**Given instruction**
Leaving out all pictures, please print only the lines from the one containing "Convert this chart" through the one containing "Chart.register(...registerables);".

-- start of Input records --

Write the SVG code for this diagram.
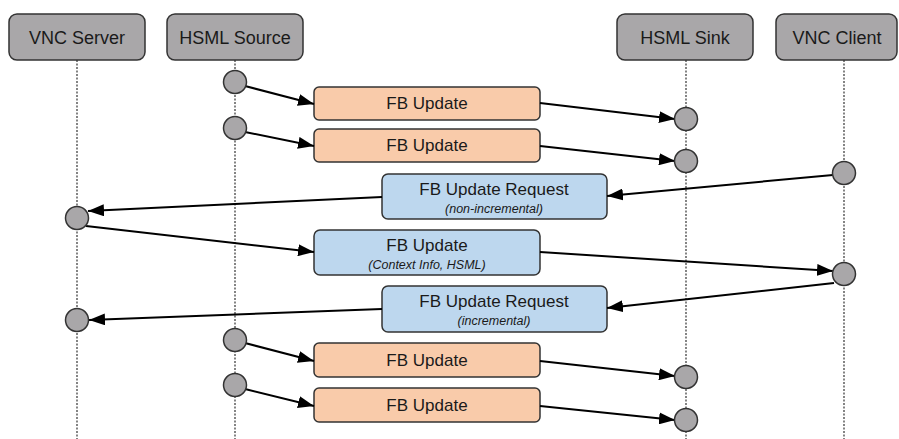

-- end of Input records --
-- start of Input records --

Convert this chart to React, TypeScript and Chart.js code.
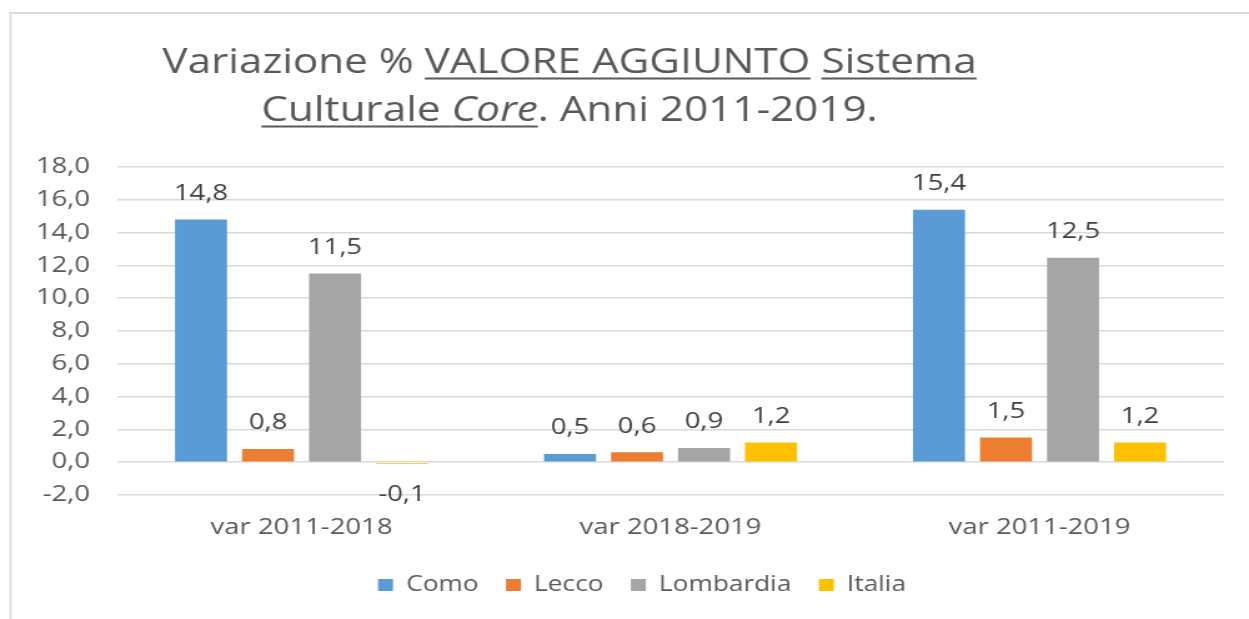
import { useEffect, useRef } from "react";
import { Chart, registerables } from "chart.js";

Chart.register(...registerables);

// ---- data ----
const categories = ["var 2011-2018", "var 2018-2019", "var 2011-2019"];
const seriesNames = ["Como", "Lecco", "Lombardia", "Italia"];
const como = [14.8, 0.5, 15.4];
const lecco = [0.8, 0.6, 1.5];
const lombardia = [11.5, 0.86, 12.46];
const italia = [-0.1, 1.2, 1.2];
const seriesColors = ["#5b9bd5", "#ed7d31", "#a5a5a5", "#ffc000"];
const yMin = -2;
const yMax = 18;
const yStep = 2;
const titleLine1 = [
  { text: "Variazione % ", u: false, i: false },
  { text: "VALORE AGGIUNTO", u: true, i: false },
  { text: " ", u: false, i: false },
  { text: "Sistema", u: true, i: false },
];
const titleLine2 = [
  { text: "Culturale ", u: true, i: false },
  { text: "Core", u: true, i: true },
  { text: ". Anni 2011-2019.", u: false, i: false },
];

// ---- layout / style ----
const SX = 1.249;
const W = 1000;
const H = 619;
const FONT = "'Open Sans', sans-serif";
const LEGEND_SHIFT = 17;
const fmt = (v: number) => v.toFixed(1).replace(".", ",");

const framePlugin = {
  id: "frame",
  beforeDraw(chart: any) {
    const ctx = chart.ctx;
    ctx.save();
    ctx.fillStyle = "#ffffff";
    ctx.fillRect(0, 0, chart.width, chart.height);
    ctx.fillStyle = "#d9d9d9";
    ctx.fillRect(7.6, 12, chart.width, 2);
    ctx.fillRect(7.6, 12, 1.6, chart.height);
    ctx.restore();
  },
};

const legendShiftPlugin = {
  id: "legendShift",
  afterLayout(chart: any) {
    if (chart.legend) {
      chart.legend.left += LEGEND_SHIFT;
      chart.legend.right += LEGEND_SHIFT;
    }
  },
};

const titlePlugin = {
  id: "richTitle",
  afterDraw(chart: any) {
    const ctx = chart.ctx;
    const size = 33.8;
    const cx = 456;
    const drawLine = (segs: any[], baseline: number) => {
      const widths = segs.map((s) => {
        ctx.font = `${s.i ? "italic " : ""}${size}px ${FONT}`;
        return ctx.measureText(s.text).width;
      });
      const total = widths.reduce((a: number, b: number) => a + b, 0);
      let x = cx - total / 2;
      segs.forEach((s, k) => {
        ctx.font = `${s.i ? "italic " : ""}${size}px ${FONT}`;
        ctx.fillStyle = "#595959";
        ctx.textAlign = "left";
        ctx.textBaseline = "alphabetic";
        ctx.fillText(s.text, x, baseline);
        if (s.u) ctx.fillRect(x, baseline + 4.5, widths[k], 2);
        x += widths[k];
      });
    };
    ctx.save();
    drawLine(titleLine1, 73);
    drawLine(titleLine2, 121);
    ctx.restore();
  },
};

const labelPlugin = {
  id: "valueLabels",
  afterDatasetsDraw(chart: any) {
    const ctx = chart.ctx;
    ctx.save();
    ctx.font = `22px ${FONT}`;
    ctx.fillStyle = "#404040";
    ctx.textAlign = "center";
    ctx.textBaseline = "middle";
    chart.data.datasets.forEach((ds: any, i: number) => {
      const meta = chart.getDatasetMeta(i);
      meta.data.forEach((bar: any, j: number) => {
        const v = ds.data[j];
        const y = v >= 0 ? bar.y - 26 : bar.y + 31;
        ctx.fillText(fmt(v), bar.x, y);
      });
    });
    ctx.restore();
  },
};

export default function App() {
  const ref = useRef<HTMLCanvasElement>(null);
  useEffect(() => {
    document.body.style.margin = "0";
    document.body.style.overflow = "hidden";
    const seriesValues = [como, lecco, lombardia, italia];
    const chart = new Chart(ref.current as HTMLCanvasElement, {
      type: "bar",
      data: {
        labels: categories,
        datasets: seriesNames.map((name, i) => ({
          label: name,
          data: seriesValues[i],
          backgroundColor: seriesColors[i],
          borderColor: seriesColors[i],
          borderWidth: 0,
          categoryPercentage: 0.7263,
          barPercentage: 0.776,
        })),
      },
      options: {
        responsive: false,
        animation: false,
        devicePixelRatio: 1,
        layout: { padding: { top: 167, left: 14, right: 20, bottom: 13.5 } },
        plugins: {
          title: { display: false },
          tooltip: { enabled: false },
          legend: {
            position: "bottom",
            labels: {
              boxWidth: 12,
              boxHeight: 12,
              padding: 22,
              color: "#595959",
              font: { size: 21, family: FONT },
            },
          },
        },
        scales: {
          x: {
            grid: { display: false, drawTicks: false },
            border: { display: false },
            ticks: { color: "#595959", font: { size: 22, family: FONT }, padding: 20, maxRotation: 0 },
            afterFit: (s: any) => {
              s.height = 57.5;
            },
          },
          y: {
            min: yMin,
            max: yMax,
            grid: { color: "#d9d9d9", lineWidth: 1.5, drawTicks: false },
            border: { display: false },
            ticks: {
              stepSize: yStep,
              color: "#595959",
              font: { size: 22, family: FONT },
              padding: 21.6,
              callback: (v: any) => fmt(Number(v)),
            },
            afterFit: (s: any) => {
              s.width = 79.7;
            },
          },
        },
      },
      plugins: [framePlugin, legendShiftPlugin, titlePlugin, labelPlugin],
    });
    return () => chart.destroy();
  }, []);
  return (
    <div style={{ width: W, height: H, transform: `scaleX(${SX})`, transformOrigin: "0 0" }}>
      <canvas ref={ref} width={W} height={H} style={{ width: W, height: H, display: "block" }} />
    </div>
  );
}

-- end of Input records --

**Response**
Convert this chart to React, TypeScript and Chart.js code.
import { useEffect, useRef } from "react";
import { Chart, registerables } from "chart.js";

Chart.register(...registerables);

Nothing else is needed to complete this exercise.